Fields of Lavender


So easy. So elegant. So good.

Crème brulée, also known as burnt cream, is very often an understated dessert. Its silky smooth custard base is made with cream, sugar, vanilla and egg yolks ~ ingredients that you no doubt already have on hand, and it can be pulled together quickly and just needs enough time to chill in the refrigerator before serving. A top layer of crunchy, carmelized sugar adds to its rich and creamy decadence.  Most recipes call for using a butane kitchen torch to burn the sugar, but it can also be done under an oven broiler.  There's no need to buy special equipment. 

I splurged on a tin of dried lavender flowers for this cocktail recipe and happened to remember a recipe I'd seen years ago on a now defunct blog called "Fresh Approach Cooking" for this lovely lavender infused crème brulée. It's simply amazing at how a bit of lavender infused in warm cream for just a few minutes can evoke a feeling and image of frolicking in a field of purple lavender blooms somewhere in the south of France, the air heavy with floral perfume.    

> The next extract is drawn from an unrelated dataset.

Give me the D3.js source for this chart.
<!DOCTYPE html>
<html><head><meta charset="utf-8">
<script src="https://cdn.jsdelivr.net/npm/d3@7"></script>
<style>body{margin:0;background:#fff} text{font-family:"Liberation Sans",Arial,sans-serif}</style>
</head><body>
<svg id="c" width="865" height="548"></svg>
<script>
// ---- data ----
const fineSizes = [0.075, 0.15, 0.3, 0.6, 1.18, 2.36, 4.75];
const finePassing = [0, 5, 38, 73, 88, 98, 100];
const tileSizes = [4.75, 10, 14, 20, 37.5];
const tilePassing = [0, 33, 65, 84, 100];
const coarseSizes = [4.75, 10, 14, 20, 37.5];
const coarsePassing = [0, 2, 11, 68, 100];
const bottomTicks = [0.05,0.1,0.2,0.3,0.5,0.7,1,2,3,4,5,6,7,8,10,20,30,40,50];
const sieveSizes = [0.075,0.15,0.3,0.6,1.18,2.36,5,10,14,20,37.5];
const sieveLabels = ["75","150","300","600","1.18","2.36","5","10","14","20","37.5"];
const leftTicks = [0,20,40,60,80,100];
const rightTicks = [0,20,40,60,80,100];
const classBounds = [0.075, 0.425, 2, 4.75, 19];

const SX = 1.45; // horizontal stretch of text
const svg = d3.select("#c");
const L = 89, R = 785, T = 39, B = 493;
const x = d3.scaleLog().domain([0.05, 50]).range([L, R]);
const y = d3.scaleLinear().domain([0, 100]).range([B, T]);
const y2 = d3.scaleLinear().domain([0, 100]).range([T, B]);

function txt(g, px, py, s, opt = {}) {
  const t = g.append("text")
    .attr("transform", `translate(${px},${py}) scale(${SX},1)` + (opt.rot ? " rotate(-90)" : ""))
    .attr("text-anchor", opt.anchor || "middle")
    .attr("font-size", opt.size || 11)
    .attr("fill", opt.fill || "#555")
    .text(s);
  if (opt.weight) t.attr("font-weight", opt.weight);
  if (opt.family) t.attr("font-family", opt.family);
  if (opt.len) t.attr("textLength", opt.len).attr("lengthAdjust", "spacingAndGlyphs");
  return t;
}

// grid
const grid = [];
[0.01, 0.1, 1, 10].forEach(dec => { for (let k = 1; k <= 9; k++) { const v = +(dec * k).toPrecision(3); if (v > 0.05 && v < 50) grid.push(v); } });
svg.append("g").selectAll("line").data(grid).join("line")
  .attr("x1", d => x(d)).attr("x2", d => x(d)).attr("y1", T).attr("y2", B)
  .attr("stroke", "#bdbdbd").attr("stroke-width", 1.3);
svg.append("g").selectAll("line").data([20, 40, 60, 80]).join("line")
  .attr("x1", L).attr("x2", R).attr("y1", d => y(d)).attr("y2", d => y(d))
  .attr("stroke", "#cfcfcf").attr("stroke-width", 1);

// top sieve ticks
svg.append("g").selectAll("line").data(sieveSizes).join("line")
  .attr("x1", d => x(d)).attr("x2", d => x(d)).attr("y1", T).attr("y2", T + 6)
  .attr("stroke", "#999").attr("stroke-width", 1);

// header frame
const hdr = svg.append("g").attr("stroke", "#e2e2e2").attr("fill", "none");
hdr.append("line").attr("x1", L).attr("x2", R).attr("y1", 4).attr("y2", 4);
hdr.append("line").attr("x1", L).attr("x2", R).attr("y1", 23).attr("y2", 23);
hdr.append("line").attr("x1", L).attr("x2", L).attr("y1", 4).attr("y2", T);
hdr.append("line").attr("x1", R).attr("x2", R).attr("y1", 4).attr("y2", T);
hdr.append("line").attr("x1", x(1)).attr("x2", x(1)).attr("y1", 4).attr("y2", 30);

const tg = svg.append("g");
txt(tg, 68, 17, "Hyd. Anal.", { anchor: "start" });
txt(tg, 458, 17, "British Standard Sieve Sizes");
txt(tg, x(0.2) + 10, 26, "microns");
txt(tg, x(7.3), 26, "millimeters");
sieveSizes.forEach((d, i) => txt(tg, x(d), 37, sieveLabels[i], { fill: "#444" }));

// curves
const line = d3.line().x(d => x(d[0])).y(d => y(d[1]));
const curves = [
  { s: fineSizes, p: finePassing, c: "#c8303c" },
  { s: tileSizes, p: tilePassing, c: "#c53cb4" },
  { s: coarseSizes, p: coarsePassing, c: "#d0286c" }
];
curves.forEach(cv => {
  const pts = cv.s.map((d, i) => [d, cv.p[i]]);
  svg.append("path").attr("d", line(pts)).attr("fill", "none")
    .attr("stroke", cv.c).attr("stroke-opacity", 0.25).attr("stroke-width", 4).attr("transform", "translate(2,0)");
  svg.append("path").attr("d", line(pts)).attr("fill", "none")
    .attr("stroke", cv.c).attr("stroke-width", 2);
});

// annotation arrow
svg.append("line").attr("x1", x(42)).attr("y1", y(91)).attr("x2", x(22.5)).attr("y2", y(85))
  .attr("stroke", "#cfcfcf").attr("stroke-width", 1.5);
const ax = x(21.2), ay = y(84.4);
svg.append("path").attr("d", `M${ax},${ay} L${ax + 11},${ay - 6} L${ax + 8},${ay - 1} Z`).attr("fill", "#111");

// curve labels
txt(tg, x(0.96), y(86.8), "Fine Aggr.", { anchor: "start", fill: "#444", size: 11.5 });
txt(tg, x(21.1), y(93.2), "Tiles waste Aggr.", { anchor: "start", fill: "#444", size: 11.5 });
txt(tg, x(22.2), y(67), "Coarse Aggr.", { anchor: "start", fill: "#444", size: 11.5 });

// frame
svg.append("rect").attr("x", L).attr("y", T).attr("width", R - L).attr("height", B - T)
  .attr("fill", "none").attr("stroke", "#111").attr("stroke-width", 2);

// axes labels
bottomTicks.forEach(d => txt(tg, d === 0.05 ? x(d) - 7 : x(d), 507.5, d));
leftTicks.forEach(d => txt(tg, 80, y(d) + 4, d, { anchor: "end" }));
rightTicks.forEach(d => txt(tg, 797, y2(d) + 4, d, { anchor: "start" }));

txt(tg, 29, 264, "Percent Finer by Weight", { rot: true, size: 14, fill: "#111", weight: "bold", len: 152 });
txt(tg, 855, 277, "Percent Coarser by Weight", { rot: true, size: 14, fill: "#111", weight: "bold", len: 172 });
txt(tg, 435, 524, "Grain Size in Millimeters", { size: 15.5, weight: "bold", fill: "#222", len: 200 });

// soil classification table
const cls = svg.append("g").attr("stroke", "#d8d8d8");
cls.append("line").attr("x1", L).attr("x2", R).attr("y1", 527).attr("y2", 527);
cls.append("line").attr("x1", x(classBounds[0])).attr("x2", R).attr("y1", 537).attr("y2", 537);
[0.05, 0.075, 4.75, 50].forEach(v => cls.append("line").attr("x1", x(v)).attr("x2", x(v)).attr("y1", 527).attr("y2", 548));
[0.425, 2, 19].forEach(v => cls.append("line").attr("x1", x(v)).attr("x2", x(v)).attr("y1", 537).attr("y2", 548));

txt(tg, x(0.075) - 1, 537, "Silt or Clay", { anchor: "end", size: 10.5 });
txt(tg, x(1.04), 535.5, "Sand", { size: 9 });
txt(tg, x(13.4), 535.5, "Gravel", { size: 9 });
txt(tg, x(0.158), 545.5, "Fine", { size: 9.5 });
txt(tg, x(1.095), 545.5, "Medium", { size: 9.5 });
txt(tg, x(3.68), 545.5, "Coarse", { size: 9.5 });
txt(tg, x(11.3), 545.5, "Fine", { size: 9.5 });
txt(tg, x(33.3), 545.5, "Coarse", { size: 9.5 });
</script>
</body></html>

Serve this as an elegant end to any meal and I promise you won't be disappointed.


Lavender Infused Crème Brulée
by Rachael of Fresh Approach Cooking

4 ½ cups heavy cream
3 Tbsp dried lavender flower, or 4 tablespoons fresh
6 egg yolks
1/3 cup granulated white sugar
Additonal sugar to top


Heat your oven to 300F.

In a large saucepan, combine the cream and lavender and bring to a gentle boil. Remove from the heat and let the lavender infuse with the cream for 5 minutes.

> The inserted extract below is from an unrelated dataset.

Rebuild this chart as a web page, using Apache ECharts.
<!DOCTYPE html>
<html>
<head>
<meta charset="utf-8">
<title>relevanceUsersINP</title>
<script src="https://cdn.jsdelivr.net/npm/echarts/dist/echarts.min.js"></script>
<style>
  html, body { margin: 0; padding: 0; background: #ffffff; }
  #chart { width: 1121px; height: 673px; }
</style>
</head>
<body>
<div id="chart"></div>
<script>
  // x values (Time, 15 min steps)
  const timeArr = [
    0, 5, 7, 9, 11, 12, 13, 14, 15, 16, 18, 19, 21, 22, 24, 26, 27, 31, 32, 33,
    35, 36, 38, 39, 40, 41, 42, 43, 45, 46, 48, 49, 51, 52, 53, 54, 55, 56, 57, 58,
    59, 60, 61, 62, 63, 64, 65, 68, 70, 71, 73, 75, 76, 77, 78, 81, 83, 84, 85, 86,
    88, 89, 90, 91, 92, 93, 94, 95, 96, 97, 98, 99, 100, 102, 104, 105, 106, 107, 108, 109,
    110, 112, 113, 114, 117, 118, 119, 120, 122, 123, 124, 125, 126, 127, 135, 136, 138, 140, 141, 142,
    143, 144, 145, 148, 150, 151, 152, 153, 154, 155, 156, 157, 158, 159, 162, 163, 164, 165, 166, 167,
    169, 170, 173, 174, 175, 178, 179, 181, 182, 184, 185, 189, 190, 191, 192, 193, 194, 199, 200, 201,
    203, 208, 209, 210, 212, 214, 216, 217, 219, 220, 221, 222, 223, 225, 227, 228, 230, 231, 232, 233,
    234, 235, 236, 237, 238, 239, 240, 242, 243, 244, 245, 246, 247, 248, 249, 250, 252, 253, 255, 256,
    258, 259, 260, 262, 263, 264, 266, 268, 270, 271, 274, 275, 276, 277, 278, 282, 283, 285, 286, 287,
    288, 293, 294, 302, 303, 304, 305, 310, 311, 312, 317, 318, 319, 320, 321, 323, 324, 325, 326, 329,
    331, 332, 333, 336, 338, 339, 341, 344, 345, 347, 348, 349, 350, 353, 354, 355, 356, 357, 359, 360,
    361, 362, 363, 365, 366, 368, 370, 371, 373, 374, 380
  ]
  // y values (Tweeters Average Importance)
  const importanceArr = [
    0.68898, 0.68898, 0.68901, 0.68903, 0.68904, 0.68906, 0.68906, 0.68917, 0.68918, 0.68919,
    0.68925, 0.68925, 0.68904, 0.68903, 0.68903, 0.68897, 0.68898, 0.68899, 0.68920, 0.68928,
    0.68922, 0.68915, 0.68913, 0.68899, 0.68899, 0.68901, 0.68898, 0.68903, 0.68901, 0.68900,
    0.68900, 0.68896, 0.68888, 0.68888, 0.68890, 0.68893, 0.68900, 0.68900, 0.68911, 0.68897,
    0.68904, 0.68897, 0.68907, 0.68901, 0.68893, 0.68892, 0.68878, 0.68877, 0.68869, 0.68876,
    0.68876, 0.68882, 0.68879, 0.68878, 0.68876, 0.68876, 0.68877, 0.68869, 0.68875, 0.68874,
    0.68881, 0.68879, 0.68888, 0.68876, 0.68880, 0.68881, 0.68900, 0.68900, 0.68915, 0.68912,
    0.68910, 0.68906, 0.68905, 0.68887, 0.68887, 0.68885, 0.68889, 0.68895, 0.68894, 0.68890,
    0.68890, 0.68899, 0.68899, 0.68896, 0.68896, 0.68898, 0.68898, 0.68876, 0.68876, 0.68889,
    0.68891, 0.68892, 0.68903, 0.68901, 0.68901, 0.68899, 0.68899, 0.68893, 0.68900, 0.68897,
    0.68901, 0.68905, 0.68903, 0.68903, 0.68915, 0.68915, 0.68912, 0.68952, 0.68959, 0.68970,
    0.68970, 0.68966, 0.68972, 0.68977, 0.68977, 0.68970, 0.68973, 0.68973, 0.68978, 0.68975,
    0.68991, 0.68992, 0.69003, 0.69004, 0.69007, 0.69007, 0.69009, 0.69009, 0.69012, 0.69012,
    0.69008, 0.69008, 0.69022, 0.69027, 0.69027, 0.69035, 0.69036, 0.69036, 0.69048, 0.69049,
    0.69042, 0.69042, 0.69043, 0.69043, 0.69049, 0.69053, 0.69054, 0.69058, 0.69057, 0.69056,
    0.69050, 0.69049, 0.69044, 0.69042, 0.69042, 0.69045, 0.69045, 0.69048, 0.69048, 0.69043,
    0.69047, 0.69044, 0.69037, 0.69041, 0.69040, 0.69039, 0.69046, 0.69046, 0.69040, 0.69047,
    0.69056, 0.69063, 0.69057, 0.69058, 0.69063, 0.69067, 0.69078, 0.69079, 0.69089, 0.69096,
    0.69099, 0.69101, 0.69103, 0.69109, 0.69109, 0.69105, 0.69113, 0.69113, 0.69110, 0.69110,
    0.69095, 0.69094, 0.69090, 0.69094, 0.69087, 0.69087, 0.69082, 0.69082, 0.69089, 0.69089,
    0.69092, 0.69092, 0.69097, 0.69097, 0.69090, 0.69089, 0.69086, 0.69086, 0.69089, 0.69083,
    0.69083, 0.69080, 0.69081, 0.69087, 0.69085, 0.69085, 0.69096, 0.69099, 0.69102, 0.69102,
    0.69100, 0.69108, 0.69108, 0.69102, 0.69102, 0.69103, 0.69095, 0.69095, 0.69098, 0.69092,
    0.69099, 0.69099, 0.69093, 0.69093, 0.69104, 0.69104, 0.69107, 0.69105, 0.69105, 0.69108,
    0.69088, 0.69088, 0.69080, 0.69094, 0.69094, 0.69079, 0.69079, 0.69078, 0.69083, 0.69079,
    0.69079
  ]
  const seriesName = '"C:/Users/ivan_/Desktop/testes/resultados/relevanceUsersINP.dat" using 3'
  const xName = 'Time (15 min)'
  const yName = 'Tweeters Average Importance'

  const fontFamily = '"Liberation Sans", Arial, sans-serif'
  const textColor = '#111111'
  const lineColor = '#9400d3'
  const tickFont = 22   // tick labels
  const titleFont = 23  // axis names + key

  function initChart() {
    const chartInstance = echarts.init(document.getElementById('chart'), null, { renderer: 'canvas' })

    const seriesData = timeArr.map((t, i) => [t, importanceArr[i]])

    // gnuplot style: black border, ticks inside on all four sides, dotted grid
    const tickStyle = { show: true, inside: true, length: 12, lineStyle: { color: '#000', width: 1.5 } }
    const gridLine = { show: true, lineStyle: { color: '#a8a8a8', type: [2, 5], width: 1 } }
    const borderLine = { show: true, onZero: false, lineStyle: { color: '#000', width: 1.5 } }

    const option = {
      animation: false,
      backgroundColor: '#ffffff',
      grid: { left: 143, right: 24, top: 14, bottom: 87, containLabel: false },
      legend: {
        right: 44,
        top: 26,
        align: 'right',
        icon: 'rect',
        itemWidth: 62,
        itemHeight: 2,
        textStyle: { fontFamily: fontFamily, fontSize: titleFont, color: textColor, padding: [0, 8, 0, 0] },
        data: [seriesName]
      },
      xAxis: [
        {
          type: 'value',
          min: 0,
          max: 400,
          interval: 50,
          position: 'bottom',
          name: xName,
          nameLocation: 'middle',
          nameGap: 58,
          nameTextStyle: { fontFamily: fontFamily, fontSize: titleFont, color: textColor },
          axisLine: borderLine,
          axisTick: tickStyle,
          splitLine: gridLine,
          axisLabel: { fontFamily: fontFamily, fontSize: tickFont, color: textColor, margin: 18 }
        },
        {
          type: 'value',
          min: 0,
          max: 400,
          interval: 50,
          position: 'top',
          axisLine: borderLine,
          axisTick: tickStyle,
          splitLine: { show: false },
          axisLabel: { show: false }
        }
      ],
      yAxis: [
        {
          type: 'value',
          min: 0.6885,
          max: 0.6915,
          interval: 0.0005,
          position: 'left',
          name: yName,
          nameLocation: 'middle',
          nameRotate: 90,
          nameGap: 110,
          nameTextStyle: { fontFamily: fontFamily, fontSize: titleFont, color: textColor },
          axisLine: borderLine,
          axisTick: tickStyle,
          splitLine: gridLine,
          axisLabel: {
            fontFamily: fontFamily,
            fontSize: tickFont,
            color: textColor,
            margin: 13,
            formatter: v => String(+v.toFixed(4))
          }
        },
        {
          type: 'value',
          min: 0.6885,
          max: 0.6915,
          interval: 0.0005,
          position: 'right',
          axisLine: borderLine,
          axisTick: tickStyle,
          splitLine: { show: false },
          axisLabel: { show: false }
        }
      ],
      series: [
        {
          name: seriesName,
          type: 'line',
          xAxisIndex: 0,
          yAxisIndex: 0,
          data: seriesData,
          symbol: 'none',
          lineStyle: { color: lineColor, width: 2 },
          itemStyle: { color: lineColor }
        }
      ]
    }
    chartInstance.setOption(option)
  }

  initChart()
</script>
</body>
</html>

Whisk the egg yolks and 1/3 cup sugar until light and creamy. Strain the lavender buds from the cream. Slowly pour the cream into the egg and sugar mixture, blending well.

Divide the cream between 6 ramekins. Put into a pan and carefully fill the pan with warm water, until it reaches halfway up the sides of the ramekins.

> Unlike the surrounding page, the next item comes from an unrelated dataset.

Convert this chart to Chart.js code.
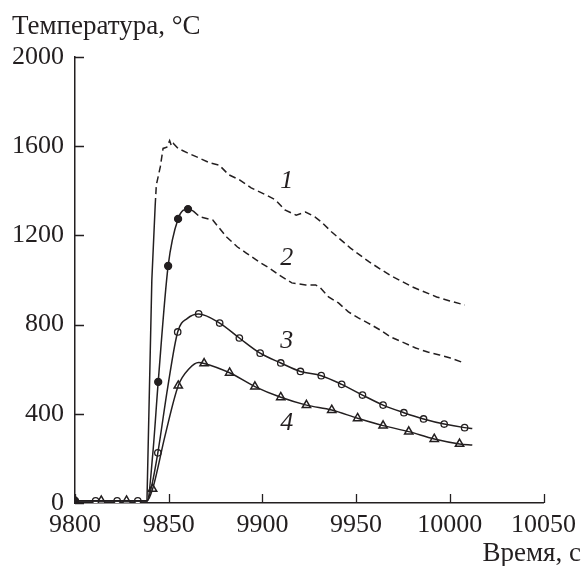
<!DOCTYPE html>
<html>
<head>
<meta charset="utf-8">
<script src="https://cdn.jsdelivr.net/npm/chart.js@4.4.0/dist/chart.umd.min.js"></script>
<style>
  html, body { margin: 0; padding: 0; background: #fff; }
</style>
</head>
<body>
<canvas id="grafica" width="583" height="566"></canvas>
<script>
// ejes
const xTicks = [9800, 9850, 9900, 9950, 10000, 10050];
const yTicks = [0, 400, 800, 1200, 1600, 2000];
const xTitle = 'Время, с';
const yTitle = 'Температура, °С';

// curva 1 (sin marcadores, discontinua)
const c1Time = [9800, 9838.4, 9841.0, 9842.8, 9843.4, 9845.5, 9847, 9849, 9850.5, 9851.5, 9852.5, 9855, 9860, 9866, 9872, 9877, 9882, 9888, 9894, 9902, 9907, 9912, 9918, 9923, 9928, 9931.5, 9937, 9947, 9957, 9968, 9980, 9993, 10000, 10008];
const c1Temp = [10, 10, 1000, 1336, 1426, 1507, 1590, 1596, 1625, 1600, 1612, 1590, 1570, 1548, 1525, 1515, 1472, 1448, 1413, 1381, 1359, 1314, 1291, 1305, 1283, 1260, 1215, 1143, 1081, 1022, 969, 924, 906, 888];

// curva 2 (puntos llenos, luego discontinua)
const c2Time = [9800, 9838.6, 9841.5, 9844.4, 9849.7, 9855, 9860.3, 9863, 9866.6, 9873.5, 9880.9, 9886.7, 9891.4, 9898.3, 9903.6, 9908.9, 9915.7, 9923.1, 9928.4, 9931, 9935.3, 9940.6, 9945.9, 9951.2, 9956.4, 9962.8, 9968.6, 9976, 9981.8, 9988.2, 9994.5, 10000.3, 10007.7];
const c2Temp = [10, 10, 220, 543, 1063, 1274, 1318, 1310, 1283, 1269, 1193, 1148, 1121, 1081, 1054, 1022, 987, 978, 978, 964, 924, 897, 857, 830, 807, 776, 744, 717, 695, 677, 664, 650, 628];
const c2MarkTime = [9800, 9844.4, 9849.7, 9855, 9860.3];
const c2MarkTemp = [10, 543, 1063, 1274, 1318];

// curva 3 (circulos)
const c3Time = [9800, 9838.5, 9841, 9844.2, 9849.5, 9854.8, 9860, 9866, 9877.2, 9887.7, 9898.8, 9909.8, 9920.3, 9931.4, 9942.3, 9953.4, 9964.4, 9975.5, 9986, 9997, 10007.9, 10012];
const c3Temp = [10, 10, 80, 225, 520, 767, 828, 848, 807, 740, 672, 628, 590, 571, 532, 484, 439, 405, 377, 354, 338, 334];
const c3MarkTime = [9811, 9822.5, 9833.5, 9844.2, 9854.8, 9866, 9877.2, 9887.7, 9898.8, 9909.8, 9920.3, 9931.4, 9942.3, 9953.4, 9964.4, 9975.5, 9986, 9997, 10007.9];
const c3MarkTemp = [10, 10, 10, 225, 767, 848, 807, 740, 672, 628, 590, 571, 532, 484, 439, 405, 377, 354, 338];

// curva 4 (triangulos)
const c4Time = [9800, 9838.5, 9841.4, 9848, 9855.1, 9861, 9866, 9868.9, 9882.5, 9896, 9909.8, 9923.5, 9937, 9950.8, 9964.4, 9978.1, 9991.7, 10005.2, 10012];
const c4Temp = [10, 10, 63, 300, 526, 603, 630, 626, 584, 522, 474, 439, 417, 380, 347, 320, 287, 265, 260];
const c4MarkTime = [9800, 9814, 9827.5, 9841.4, 9855.1, 9868.9, 9882.5, 9896, 9909.8, 9923.5, 9937, 9950.8, 9964.4, 9978.1, 9991.7, 10005.2];
const c4MarkTemp = [10, 10, 10, 63, 526, 626, 584, 522, 474, 439, 417, 380, 347, 320, 287, 265];

// donde la linea pasa de continua a discontinua
const c1DashFrom = 9842.8;
const c2DashFrom = 9863;

const ink = '#231f20';
const toPts = (t, v) => t.map((x, i) => ({ x: x, y: v[i] }));
const upTo = (pts, lim) => pts.filter(p => p.x <= lim);
const from = (pts, lim) => pts.filter(p => p.x >= lim);

// etiquetas de las curvas
const curveLabels = [
    { text: '1', t: 9913, v: 1441 },
    { text: '2', t: 9913, v: 1099 },
    { text: '3', t: 9913, v: 724 },
    { text: '4', t: 9913, v: 357 }
];

const extras = {
    id: 'extras',
    afterDraw(chart) {
        const { ctx, chartArea } = chart;
        const x = chart.scales.x, y = chart.scales.y;
        ctx.save();
        ctx.strokeStyle = ink;
        ctx.lineWidth = 1.3;
        ctx.beginPath();
        xTicks.forEach(v => {
            const px = Math.round(x.getPixelForValue(v)) + 0.5;
            ctx.moveTo(px, chartArea.bottom);
            ctx.lineTo(px, chartArea.bottom - 9);
        });
        yTicks.forEach(v => {
            const py = Math.round(y.getPixelForValue(v)) + 0.5;
            ctx.moveTo(chartArea.left, py);
            ctx.lineTo(chartArea.left + 9, py);
        });
        ctx.stroke();

        ctx.fillStyle = ink;
        ctx.font = '27px "Liberation Serif"';
        ctx.textBaseline = 'alphabetic';
        ctx.textAlign = 'left';
        ctx.fillText(yTitle, 12, 34);
        ctx.textAlign = 'right';
        ctx.fillText(xTitle, 581, 561);

        ctx.font = 'italic 26px "Liberation Serif"';
        ctx.textAlign = 'center';
        ctx.textBaseline = 'middle';
        curveLabels.forEach(l => ctx.fillText(l.text, x.getPixelForValue(l.t), y.getPixelForValue(l.v)));
        ctx.restore();
    }
};

Chart.defaults.font.family = '"Liberation Serif", serif';
Chart.defaults.color = ink;

const lineBase = {
    borderColor: ink,
    borderWidth: 1.5,
    pointRadius: 0,
    fill: false,
    showLine: true
};
const markBase = {
    showLine: false,
    borderColor: ink,
    borderWidth: 1.3,
    backgroundColor: '#fff'
};

const c1 = toPts(c1Time, c1Temp);
const c2 = toPts(c2Time, c2Temp);

new Chart(document.getElementById('grafica'), {
    type: 'scatter',
    data: {
        datasets: [
            Object.assign({}, lineBase, { data: upTo(c1, c1DashFrom) }),
            Object.assign({}, lineBase, { data: from(c1, c1DashFrom), borderDash: [7, 4] }),
            Object.assign({}, lineBase, { data: upTo(c2, c2DashFrom), cubicInterpolationMode: 'monotone' }),
            Object.assign({}, lineBase, { data: from(c2, c2DashFrom), borderDash: [7, 4] }),
            Object.assign({}, lineBase, { data: toPts(c3Time, c3Temp), cubicInterpolationMode: 'monotone' }),
            Object.assign({}, lineBase, { data: toPts(c4Time, c4Temp), cubicInterpolationMode: 'monotone' }),
            Object.assign({}, markBase, {
                data: toPts(c2MarkTime, c2MarkTemp),
                pointStyle: 'circle',
                pointRadius: 3.5,
                backgroundColor: ink
            }),
            Object.assign({}, markBase, {
                data: toPts(c3MarkTime, c3MarkTemp),
                pointStyle: 'circle',
                pointRadius: 3.2
            }),
            Object.assign({}, markBase, {
                data: toPts(c4MarkTime, c4MarkTemp),
                pointStyle: 'triangle',
                pointRadius: 4.8,
                borderWidth: 1.5
            })
        ]
    },
    options: {
        responsive: false,
        animation: false,
        layout: { padding: { left: 0, right: 35, top: 57, bottom: 0 } },
        plugins: {
            legend: { display: false },
            tooltip: { enabled: false }
        },
        scales: {
            x: {
                type: 'linear',
                min: 9800,
                max: 10050,
                afterBuildTicks: s => { s.ticks = xTicks.map(v => ({ value: v })); },
                afterFit: s => { s.height = 63; },
                grid: { display: false, drawTicks: false },
                border: { display: true, color: ink, width: 1.5 },
                ticks: { font: { size: 26 }, padding: 7, maxRotation: 0, color: ink, callback: v => String(v) }
            },
            y: {
                min: 0,
                max: 2000,
                afterBuildTicks: s => { s.ticks = yTicks.map(v => ({ value: v })); },
                afterFit: s => { s.width = 75; },
                grid: { display: false, drawTicks: false },
                border: { display: true, color: ink, width: 1.5 },
                ticks: { font: { size: 26 }, padding: 11, color: ink, callback: v => String(v) }
            }
        }
    },
    plugins: [extras]
});
</script>
</body>
</html>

Bake custards until set around the edges, but still loose in the center, about 40 to 50 minutes. Remove from oven and leave in the water bath until cooled. Remove the ramekins and chill for at least 1 hour, or up to 2 days.

To serve, sprinkle one teaspoon of sugar over each custard. Melt the sugar with a blow-torch or place under broiler. It's a good idea to re-chill custards for a few minutes before serving.